PROBLEM REQUIREMENTS
Extract each line of the material that follows exactly and omit its pictures.

SOURCE MATERIAL
_ _ _ _ _

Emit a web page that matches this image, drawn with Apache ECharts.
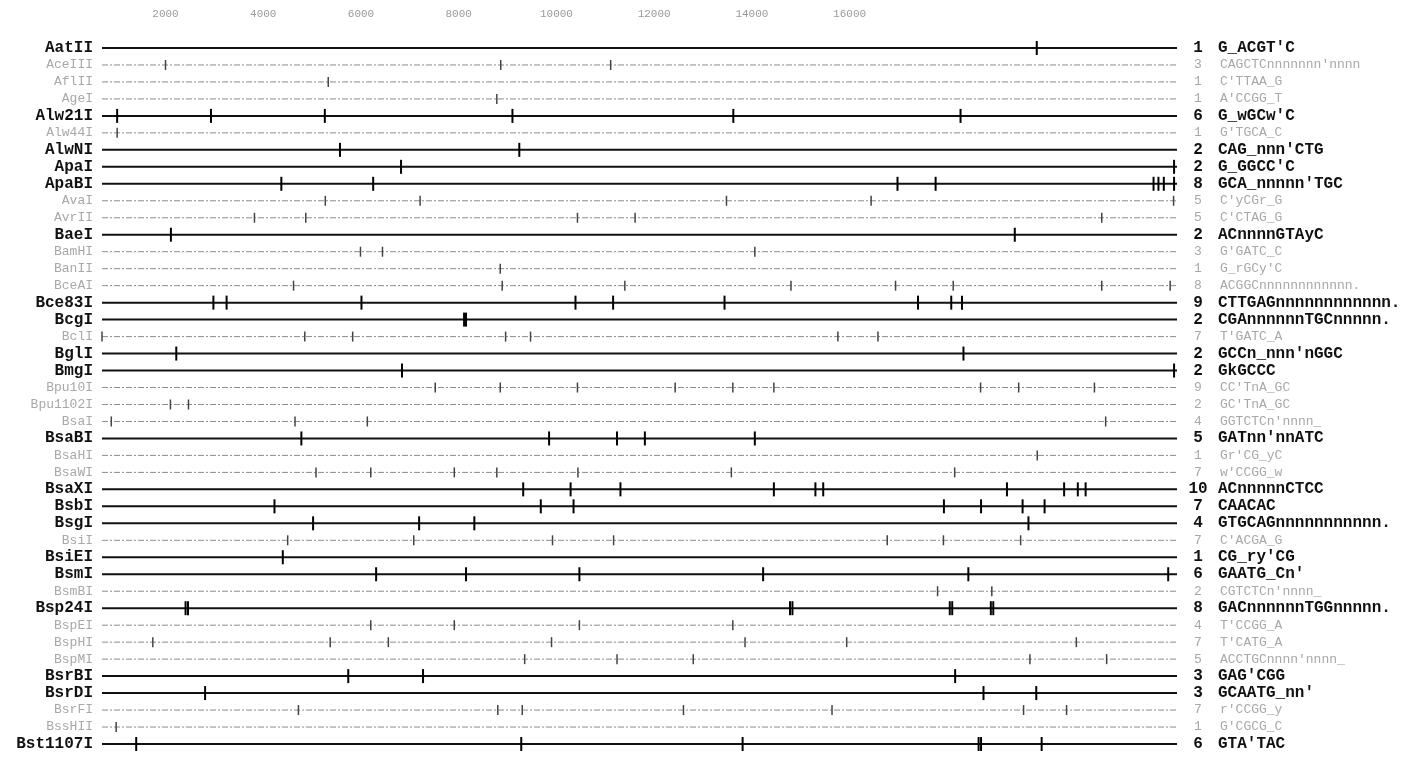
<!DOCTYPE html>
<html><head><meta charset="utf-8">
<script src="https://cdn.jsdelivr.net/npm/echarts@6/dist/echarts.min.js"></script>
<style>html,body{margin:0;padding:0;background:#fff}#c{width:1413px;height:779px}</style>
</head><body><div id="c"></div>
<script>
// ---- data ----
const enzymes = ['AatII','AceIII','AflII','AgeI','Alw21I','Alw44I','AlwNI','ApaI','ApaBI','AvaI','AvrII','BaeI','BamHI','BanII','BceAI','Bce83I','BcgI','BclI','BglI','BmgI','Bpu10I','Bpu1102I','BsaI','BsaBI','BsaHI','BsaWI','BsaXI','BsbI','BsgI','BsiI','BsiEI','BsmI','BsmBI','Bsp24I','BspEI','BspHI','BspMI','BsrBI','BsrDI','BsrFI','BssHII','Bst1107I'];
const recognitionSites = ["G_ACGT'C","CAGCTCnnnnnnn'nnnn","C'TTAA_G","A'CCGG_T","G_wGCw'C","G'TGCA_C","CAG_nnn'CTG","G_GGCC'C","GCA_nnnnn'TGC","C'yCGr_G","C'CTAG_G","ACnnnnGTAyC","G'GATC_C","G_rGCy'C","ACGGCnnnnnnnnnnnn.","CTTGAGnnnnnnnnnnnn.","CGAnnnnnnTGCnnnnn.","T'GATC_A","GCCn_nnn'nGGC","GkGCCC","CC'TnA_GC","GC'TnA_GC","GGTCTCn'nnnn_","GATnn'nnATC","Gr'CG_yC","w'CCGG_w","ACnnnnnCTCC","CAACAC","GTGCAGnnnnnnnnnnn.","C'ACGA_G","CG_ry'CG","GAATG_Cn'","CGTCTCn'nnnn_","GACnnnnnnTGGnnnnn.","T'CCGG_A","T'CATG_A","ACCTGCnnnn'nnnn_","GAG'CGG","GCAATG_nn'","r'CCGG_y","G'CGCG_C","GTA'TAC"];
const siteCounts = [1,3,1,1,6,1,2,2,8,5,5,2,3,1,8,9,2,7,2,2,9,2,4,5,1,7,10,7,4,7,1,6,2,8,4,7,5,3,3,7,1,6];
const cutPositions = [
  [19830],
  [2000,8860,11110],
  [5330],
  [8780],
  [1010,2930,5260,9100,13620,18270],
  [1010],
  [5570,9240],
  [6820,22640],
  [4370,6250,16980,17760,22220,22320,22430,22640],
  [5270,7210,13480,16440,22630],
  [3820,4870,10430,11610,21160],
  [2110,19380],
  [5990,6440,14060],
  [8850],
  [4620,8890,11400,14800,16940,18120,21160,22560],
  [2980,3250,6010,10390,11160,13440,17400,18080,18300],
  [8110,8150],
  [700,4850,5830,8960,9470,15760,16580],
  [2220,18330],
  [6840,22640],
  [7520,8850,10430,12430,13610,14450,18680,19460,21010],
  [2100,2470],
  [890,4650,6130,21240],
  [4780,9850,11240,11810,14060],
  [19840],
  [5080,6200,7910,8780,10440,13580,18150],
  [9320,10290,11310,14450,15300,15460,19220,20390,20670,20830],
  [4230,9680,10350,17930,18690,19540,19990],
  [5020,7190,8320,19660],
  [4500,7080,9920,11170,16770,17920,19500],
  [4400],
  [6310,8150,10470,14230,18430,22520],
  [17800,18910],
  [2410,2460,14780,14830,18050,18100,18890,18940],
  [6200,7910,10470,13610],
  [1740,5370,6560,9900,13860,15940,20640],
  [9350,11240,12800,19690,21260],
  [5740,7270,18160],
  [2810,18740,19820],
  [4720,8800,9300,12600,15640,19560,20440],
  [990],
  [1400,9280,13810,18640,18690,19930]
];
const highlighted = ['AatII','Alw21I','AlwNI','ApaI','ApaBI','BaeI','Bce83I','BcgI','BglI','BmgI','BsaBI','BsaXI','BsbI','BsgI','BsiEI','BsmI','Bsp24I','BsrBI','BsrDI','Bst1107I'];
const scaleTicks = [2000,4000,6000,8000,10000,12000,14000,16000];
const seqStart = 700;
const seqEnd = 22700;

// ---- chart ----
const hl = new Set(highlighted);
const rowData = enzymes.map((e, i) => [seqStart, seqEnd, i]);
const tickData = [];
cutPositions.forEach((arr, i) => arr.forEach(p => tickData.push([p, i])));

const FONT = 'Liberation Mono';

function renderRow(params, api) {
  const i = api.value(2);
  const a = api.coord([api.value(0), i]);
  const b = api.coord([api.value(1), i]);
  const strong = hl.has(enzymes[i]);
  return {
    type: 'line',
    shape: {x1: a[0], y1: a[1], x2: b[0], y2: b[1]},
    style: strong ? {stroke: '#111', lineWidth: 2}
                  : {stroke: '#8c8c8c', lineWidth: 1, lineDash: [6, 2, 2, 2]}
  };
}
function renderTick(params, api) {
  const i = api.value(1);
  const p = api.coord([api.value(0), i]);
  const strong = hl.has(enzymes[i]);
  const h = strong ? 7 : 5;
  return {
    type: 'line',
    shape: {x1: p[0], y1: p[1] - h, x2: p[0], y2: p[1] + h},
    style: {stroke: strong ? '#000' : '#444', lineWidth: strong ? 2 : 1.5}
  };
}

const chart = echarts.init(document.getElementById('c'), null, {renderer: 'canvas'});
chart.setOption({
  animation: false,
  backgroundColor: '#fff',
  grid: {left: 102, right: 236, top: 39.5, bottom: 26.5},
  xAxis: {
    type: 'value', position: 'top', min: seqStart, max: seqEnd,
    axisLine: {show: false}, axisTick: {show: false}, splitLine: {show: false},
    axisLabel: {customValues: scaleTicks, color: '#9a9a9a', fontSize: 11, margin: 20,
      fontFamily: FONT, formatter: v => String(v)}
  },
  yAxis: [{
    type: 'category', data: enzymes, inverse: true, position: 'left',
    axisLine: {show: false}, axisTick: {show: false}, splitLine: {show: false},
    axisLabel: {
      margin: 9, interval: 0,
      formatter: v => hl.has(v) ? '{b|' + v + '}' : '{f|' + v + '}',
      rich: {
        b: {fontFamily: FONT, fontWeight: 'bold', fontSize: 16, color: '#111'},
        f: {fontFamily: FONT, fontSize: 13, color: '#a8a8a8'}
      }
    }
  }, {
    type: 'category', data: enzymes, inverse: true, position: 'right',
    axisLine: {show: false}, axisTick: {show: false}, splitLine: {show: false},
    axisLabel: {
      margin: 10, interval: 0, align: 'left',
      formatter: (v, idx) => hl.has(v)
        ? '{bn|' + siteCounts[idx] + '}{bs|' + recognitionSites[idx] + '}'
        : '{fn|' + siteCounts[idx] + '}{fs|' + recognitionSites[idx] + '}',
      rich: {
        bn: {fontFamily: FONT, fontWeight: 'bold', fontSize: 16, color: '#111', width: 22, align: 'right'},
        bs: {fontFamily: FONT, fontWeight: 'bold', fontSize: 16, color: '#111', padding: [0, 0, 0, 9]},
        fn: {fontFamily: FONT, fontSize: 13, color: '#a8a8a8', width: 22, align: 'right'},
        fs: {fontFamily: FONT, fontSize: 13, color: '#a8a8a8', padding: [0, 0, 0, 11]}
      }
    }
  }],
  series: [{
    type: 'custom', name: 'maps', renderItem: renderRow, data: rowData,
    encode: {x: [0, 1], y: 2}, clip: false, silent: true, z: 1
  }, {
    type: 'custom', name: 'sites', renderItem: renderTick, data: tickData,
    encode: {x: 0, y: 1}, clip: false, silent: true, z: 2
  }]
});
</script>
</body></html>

_ _ _ _ _

TASK RESPONSE
Emit a web page that matches this image, drawn with Apache ECharts.
<!DOCTYPE html>
<html><head><meta charset="utf-8">
<script src="https://cdn.jsdelivr.net/npm/echarts@6/dist/echarts.min.js"></script>
<style>html,body{margin:0;padding:0;background:#fff}#c{width:1413px;height:779px}</style>
</head><body><div id="c"></div>
<script>
// ---- data ----
const enzymes = ['AatII','AceIII','AflII','AgeI','Alw21I','Alw44I','AlwNI','ApaI','ApaBI','AvaI','AvrII','BaeI','BamHI','BanII','BceAI','Bce83I','BcgI','BclI','BglI','BmgI','Bpu10I','Bpu1102I','BsaI','BsaBI','BsaHI','BsaWI','BsaXI','BsbI','BsgI','BsiI','BsiEI','BsmI','BsmBI','Bsp24I','BspEI','BspHI','BspMI','BsrBI','BsrDI','BsrFI','BssHII','Bst1107I'];
const recognitionSites = ["G_ACGT'C","CAGCTCnnnnnnn'nnnn","C'TTAA_G","A'CCGG_T","G_wGCw'C","G'TGCA_C","CAG_nnn'CTG","G_GGCC'C","GCA_nnnnn'TGC","C'yCGr_G","C'CTAG_G","ACnnnnGTAyC","G'GATC_C","G_rGCy'C","ACGGCnnnnnnnnnnnn.","CTTGAGnnnnnnnnnnnn.","CGAnnnnnnTGCnnnnn.","T'GATC_A","GCCn_nnn'nGGC","GkGCCC","CC'TnA_GC","GC'TnA_GC","GGTCTCn'nnnn_","GATnn'nnATC","Gr'CG_yC","w'CCGG_w","ACnnnnnCTCC","CAACAC","GTGCAGnnnnnnnnnnn.","C'ACGA_G","CG_ry'CG","GAATG_Cn'","CGTCTCn'nnnn_","GACnnnnnnTGGnnnnn.","T'CCGG_A","T'CATG_A","ACCTGCnnnn'nnnn_","GAG'CGG","GCAATG_nn'","r'CCGG_y","G'CGCG_C","GTA'TAC"];
const siteCounts = [1,3,1,1,6,1,2,2,8,5,5,2,3,1,8,9,2,7,2,2,9,2,4,5,1,7,10,7,4,7,1,6,2,8,4,7,5,3,3,7,1,6];
const cutPositions = [
  [19830],
  [2000,8860,11110],
  [5330],
  [8780],
  [1010,2930,5260,9100,13620,18270],
  [1010],
  [5570,9240],
  [6820,22640],
  [4370,6250,16980,17760,22220,22320,22430,22640],
  [5270,7210,13480,16440,22630],
  [3820,4870,10430,11610,21160],
  [2110,19380],
  [5990,6440,14060],
  [8850],
  [4620,8890,11400,14800,16940,18120,21160,22560],
  [2980,3250,6010,10390,11160,13440,17400,18080,18300],
  [8110,8150],
  [700,4850,5830,8960,9470,15760,16580],
  [2220,18330],
  [6840,22640],
  [7520,8850,10430,12430,13610,14450,18680,19460,21010],
  [2100,2470],
  [890,4650,6130,21240],
  [4780,9850,11240,11810,14060],
  [19840],
  [5080,6200,7910,8780,10440,13580,18150],
  [9320,10290,11310,14450,15300,15460,19220,20390,20670,20830],
  [4230,9680,10350,17930,18690,19540,19990],
  [5020,7190,8320,19660],
  [4500,7080,9920,11170,16770,17920,19500],
  [4400],
  [6310,8150,10470,14230,18430,22520],
  [17800,18910],
  [2410,2460,14780,14830,18050,18100,18890,18940],
  [6200,7910,10470,13610],
  [1740,5370,6560,9900,13860,15940,20640],
  [9350,11240,12800,19690,21260],
  [5740,7270,18160],
  [2810,18740,19820],
  [4720,8800,9300,12600,15640,19560,20440],
  [990],
  [1400,9280,13810,18640,18690,19930]
];
const highlighted = ['AatII','Alw21I','AlwNI','ApaI','ApaBI','BaeI','Bce83I','BcgI','BglI','BmgI','BsaBI','BsaXI','BsbI','BsgI','BsiEI','BsmI','Bsp24I','BsrBI','BsrDI','Bst1107I'];
const scaleTicks = [2000,4000,6000,8000,10000,12000,14000,16000];
const seqStart = 700;
const seqEnd = 22700;

// ---- chart ----
const hl = new Set(highlighted);
const rowData = enzymes.map((e, i) => [seqStart, seqEnd, i]);
const tickData = [];
cutPositions.forEach((arr, i) => arr.forEach(p => tickData.push([p, i])));

const FONT = 'Liberation Mono';

function renderRow(params, api) {
  const i = api.value(2);
  const a = api.coord([api.value(0), i]);
  const b = api.coord([api.value(1), i]);
  const strong = hl.has(enzymes[i]);
  return {
    type: 'line',
    shape: {x1: a[0], y1: a[1], x2: b[0], y2: b[1]},
    style: strong ? {stroke: '#111', lineWidth: 2}
                  : {stroke: '#8c8c8c', lineWidth: 1, lineDash: [6, 2, 2, 2]}
  };
}
function renderTick(params, api) {
  const i = api.value(1);
  const p = api.coord([api.value(0), i]);
  const strong = hl.has(enzymes[i]);
  const h = strong ? 7 : 5;
  return {
    type: 'line',
    shape: {x1: p[0], y1: p[1] - h, x2: p[0], y2: p[1] + h},
    style: {stroke: strong ? '#000' : '#444', lineWidth: strong ? 2 : 1.5}
  };
}

const chart = echarts.init(document.getElementById('c'), null, {renderer: 'canvas'});
chart.setOption({
  animation: false,
  backgroundColor: '#fff',
  grid: {left: 102, right: 236, top: 39.5, bottom: 26.5},
  xAxis: {
    type: 'value', position: 'top', min: seqStart, max: seqEnd,
    axisLine: {show: false}, axisTick: {show: false}, splitLine: {show: false},
    axisLabel: {customValues: scaleTicks, color: '#9a9a9a', fontSize: 11, margin: 20,
      fontFamily: FONT, formatter: v => String(v)}
  },
  yAxis: [{
    type: 'category', data: enzymes, inverse: true, position: 'left',
    axisLine: {show: false}, axisTick: {show: false}, splitLine: {show: false},
    axisLabel: {
      margin: 9, interval: 0,
      formatter: v => hl.has(v) ? '{b|' + v + '}' : '{f|' + v + '}',
      rich: {
        b: {fontFamily: FONT, fontWeight: 'bold', fontSize: 16, color: '#111'},
        f: {fontFamily: FONT, fontSize: 13, color: '#a8a8a8'}
      }
    }
  }, {
    type: 'category', data: enzymes, inverse: true, position: 'right',
    axisLine: {show: false}, axisTick: {show: false}, splitLine: {show: false},
    axisLabel: {
      margin: 10, interval: 0, align: 'left',
      formatter: (v, idx) => hl.has(v)
        ? '{bn|' + siteCounts[idx] + '}{bs|' + recognitionSites[idx] + '}'
        : '{fn|' + siteCounts[idx] + '}{fs|' + recognitionSites[idx] + '}',
      rich: {
        bn: {fontFamily: FONT, fontWeight: 'bold', fontSize: 16, color: '#111', width: 22, align: 'right'},
        bs: {fontFamily: FONT, fontWeight: 'bold', fontSize: 16, color: '#111', padding: [0, 0, 0, 9]},
        fn: {fontFamily: FONT, fontSize: 13, color: '#a8a8a8', width: 22, align: 'right'},
        fs: {fontFamily: FONT, fontSize: 13, color: '#a8a8a8', padding: [0, 0, 0, 11]}
      }
    }
  }],
  series: [{
    type: 'custom', name: 'maps', renderItem: renderRow, data: rowData,
    encode: {x: [0, 1], y: 2}, clip: false, silent: true, z: 1
  }, {
    type: 'custom', name: 'sites', renderItem: renderTick, data: tickData,
    encode: {x: 0, y: 1}, clip: false, silent: true, z: 2
  }]
});
</script>
</body></html>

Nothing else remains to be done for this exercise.